Both Dark Mountain and Family of Shadows explore the psychological dimensions of genocide—a phenomenon that spiritual teacher Eckhard Tolle calls the “Pain Body”: an idea, thought, or memory that gives meaning to individuals, societies, and even nations, but which can also “parasitize” and paralyze them.
Temelkuran becomes haunted by the myriad accounts of 1915 atrocities that are passed down through generations of Armenians. Why do this, she asks her Armenian interview subjects? Is it not morbid? Probing further, Temelkuran asks Armenians if they don’t sometimes get tired of the burden of memory—a question that could seem obtuse or rude, but Temelkuran sincerely wants to know. She is a determined listener. Some of her interlocutors respond with silence or rejection, and this makes for some high drama. More often than not, however, she receives considered and thoughtful responses, some of which shock her. Gradually Temelkuran comes to understand that the answers to her questions are not obvious at all, and this realization brings her to a new level of clarity about her own society and its history.

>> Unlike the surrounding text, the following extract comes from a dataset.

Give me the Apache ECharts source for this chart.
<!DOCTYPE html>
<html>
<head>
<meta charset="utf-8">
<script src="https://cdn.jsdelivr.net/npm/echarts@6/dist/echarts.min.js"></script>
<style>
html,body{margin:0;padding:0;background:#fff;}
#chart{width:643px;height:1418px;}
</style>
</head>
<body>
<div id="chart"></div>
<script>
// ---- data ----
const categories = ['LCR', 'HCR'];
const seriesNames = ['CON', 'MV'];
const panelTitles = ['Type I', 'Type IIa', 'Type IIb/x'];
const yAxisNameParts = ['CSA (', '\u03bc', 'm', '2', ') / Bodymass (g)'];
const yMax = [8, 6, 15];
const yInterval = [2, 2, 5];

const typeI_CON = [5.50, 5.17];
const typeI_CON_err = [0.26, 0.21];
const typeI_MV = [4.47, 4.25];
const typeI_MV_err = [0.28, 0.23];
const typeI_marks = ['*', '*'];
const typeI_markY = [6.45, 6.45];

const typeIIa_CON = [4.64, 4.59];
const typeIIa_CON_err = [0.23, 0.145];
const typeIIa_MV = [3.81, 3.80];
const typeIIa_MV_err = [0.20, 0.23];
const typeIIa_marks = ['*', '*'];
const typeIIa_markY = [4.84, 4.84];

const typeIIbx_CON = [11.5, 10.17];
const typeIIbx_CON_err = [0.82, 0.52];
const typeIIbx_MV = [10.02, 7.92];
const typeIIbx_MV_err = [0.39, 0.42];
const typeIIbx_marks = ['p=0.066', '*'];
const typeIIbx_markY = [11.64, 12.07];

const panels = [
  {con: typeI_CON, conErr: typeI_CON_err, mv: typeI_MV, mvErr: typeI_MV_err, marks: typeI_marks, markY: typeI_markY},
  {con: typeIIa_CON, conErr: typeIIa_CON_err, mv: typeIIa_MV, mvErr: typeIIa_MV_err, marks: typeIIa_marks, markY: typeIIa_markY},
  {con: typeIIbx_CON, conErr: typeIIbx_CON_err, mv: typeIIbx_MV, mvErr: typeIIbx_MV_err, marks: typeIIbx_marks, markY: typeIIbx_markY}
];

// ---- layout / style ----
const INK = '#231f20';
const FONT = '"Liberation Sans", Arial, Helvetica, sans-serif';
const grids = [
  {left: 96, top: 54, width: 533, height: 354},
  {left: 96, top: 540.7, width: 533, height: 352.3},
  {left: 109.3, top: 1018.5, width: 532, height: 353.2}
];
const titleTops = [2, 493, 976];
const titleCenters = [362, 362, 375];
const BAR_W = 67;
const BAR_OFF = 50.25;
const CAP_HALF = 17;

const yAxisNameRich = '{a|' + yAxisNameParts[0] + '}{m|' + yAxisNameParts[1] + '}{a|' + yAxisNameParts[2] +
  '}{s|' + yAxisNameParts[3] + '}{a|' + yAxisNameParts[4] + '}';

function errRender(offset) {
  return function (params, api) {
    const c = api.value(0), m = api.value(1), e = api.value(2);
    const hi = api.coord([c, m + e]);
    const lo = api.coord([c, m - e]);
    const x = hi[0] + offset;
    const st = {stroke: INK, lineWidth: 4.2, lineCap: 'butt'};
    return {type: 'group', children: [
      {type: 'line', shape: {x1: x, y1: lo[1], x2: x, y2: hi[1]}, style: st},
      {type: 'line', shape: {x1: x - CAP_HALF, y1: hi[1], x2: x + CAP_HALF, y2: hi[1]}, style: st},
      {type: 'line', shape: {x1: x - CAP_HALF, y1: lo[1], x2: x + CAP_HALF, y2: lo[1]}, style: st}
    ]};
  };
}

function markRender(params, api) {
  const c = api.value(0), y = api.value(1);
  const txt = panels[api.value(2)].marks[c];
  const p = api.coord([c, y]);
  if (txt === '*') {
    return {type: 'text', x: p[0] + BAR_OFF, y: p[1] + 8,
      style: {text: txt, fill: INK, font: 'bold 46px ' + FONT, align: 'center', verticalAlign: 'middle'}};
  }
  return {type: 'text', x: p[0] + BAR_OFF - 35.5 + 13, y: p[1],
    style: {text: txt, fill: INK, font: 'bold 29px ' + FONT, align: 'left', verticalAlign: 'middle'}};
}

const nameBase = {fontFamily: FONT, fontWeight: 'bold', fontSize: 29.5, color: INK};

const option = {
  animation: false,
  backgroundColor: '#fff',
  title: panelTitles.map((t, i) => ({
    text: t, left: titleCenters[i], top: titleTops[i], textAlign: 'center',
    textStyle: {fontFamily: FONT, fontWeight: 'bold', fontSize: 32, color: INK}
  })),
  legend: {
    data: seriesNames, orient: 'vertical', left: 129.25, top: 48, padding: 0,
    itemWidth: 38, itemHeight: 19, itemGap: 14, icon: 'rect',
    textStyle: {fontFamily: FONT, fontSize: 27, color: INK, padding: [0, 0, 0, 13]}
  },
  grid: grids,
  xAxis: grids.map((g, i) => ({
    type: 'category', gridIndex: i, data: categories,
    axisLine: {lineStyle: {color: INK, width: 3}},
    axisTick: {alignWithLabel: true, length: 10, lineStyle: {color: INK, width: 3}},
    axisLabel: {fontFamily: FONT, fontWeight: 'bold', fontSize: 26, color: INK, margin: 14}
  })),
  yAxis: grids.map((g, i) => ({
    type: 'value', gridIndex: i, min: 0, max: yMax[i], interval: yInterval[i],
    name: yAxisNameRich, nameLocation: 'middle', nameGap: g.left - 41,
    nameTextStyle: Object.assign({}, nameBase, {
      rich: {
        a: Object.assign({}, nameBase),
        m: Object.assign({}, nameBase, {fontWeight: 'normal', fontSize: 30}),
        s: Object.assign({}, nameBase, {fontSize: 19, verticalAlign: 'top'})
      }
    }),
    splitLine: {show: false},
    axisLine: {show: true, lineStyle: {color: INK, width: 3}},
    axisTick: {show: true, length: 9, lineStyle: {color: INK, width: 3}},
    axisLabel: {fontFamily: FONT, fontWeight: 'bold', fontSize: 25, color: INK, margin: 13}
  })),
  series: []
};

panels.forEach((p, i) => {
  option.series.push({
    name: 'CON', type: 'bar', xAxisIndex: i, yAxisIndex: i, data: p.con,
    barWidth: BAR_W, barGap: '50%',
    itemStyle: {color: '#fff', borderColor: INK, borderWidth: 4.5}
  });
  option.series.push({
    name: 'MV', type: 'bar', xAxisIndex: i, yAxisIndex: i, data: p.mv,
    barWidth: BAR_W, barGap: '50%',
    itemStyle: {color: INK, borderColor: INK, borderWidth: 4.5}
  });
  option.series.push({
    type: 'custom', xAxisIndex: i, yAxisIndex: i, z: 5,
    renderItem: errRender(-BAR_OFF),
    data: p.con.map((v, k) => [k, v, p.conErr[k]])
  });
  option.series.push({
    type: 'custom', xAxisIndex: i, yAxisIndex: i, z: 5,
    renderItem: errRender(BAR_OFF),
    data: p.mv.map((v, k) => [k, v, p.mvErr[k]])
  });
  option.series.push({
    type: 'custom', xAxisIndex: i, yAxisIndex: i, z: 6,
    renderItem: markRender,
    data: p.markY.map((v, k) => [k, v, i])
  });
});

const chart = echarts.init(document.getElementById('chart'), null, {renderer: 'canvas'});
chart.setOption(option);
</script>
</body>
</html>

A personal anecdote: many years ago, in Washington, DC, I met a group of teenage Georgian diabetics who had traveled from the Caucasus for medical consultations. Chatting with their chaperone, a physician, I mentioned having visited Stalin’s birthplace in Georgia. “Ah, Stalin,” the doctor mused, “You know, for these young people, Stalin is but a dream.” Then he paused and added: “And may he always remain a dream!”
The dilemma for contemporary Turks and Armenians could be put in similar terms: Should the darkest chapters of their shared history be remembered, or should they be allowed to become a dream?

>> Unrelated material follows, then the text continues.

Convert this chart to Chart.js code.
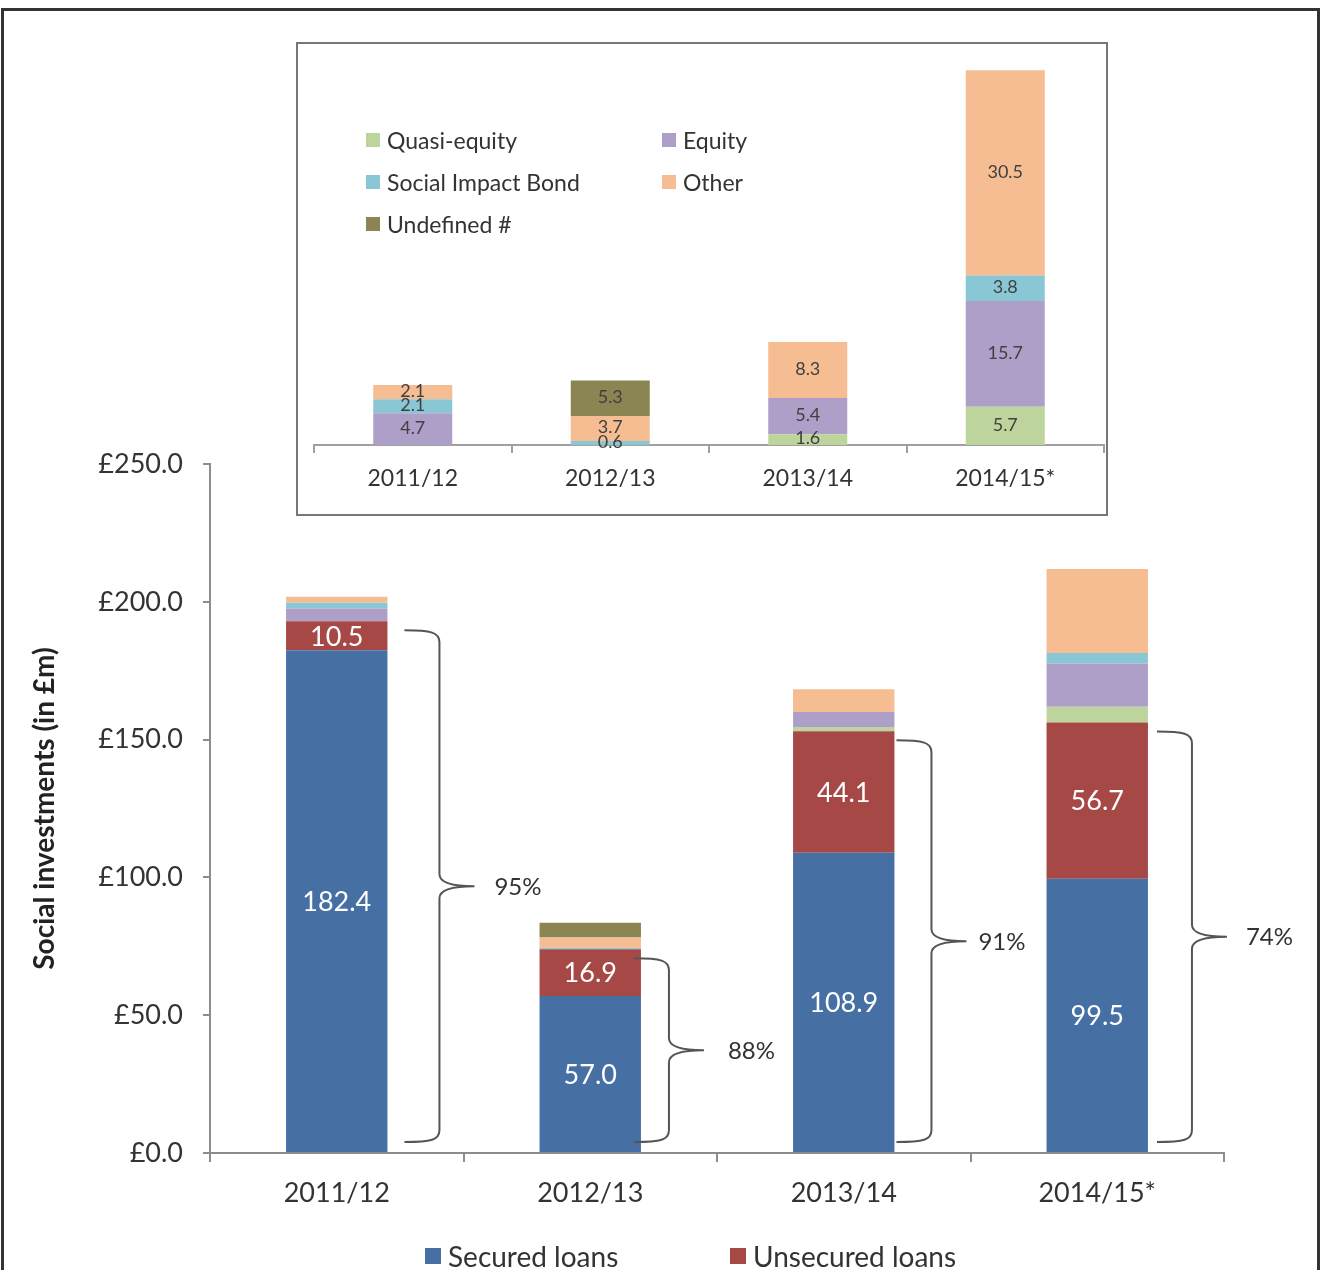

Temelkuran wrestles with this as she describes her Armenian friend Ruth:
“…Armenians and Turks represent themselves and their lives in very different ways …. We Turks are always young, and always wishing to be younger. I glance over at Ruth. I think about the various Armenian women and girls who are younger than her. At a very young age, they start out in life in the company of the aged, listening to the stories of another age. In Turkey, we’re raised to be younger, faster, more dynamic. Yes, we memorize a few dates and a few marches. But even the tales told us by our grandmothers begin with the founding of the Republic. How difficult it will be for these two communities to understand each other. And yet, how easy it’s been for these two women, me and Ruth, to share stories of our common humanity.”
Both Temelkuran and Hovannisian avoid recriminations and attempt new modes of discussion about their respective and changing communities. The question that hovers over their narratives is twofold: With regard to history, is there way of getting beyond being right? And, if so, can it be done in a way that is respectful of the past, present, and the future?

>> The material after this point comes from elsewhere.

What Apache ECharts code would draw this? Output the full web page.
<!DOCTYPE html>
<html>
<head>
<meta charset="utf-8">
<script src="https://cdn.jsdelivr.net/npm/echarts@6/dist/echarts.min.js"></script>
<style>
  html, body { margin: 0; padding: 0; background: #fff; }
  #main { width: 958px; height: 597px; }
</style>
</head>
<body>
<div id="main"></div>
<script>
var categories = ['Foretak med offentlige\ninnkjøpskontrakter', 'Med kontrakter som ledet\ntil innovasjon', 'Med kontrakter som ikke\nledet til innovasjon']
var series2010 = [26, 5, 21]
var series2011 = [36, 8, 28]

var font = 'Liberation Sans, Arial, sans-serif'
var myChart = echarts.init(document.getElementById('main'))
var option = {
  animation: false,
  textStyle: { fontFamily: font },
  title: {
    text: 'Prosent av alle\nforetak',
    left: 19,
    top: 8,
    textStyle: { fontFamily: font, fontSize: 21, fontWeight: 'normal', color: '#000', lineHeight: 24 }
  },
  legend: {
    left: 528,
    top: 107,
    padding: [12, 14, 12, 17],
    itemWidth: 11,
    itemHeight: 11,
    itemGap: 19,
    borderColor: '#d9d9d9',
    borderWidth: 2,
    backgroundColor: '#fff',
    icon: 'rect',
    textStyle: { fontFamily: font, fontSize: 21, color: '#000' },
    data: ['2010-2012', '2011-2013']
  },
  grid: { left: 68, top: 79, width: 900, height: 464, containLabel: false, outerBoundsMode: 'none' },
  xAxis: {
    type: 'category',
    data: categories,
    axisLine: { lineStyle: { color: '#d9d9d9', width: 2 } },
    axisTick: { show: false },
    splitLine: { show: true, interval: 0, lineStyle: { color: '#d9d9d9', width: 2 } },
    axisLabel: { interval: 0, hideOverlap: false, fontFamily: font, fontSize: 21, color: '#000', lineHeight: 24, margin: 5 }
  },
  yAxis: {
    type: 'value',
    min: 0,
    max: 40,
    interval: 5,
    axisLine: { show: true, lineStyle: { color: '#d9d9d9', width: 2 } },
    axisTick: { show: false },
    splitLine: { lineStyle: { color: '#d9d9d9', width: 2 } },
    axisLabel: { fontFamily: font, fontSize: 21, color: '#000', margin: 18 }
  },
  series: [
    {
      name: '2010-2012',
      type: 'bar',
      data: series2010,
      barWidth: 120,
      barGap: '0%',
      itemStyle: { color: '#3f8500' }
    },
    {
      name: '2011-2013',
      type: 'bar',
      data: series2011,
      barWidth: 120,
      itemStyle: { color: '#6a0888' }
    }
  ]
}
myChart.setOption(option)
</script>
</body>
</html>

Deep Mountain suggests that the answer lies through respectful listening, forbearance, and recognition of the pain of others. These are not processes that can be mandated or legislated. Family of Shadows draws no conclusions, and Garin Hovannisian is eloquent about the limitations of words when it comes to the challenge of conveying a sense of history and duty:
“…Each word was a coffin, each sentence a grave. …I mourned my words as I wrote them, because I knew they were unjust. I had seen how a twist of thought or phrase could corrupt the innocence of a human feeling or the truth of a moment in time. I had faith in words, yet I knew that words were disenfranchised of the past they dreamed to tell. And as I wrote of great men, I came to believe that writing history was really an act of mortifying the past. I was resurrecting the dead only to give them their final shapes, then to kill them for eternity.”
One comes away thinking that it sure isn’t easy to be Armenian or Turkish these days—but also encouraged by the possibility that Turkish-Armenian relations can change, if not soon, perhaps in increments, through the influence of more such books.
Hovannisian and Temelkuran are obviously reaching out to a wide audience as they explore such universal concerns as trust; the meaning of family, community, and home; and the importance of place and memory. Certainly they will make the reader reflect upon whose stories one believes, and why, and the meaning of being Armenian or Turkish today.
Alex van Oss is the Chair of Caucasus Area Studies at the Foreign Service Institute.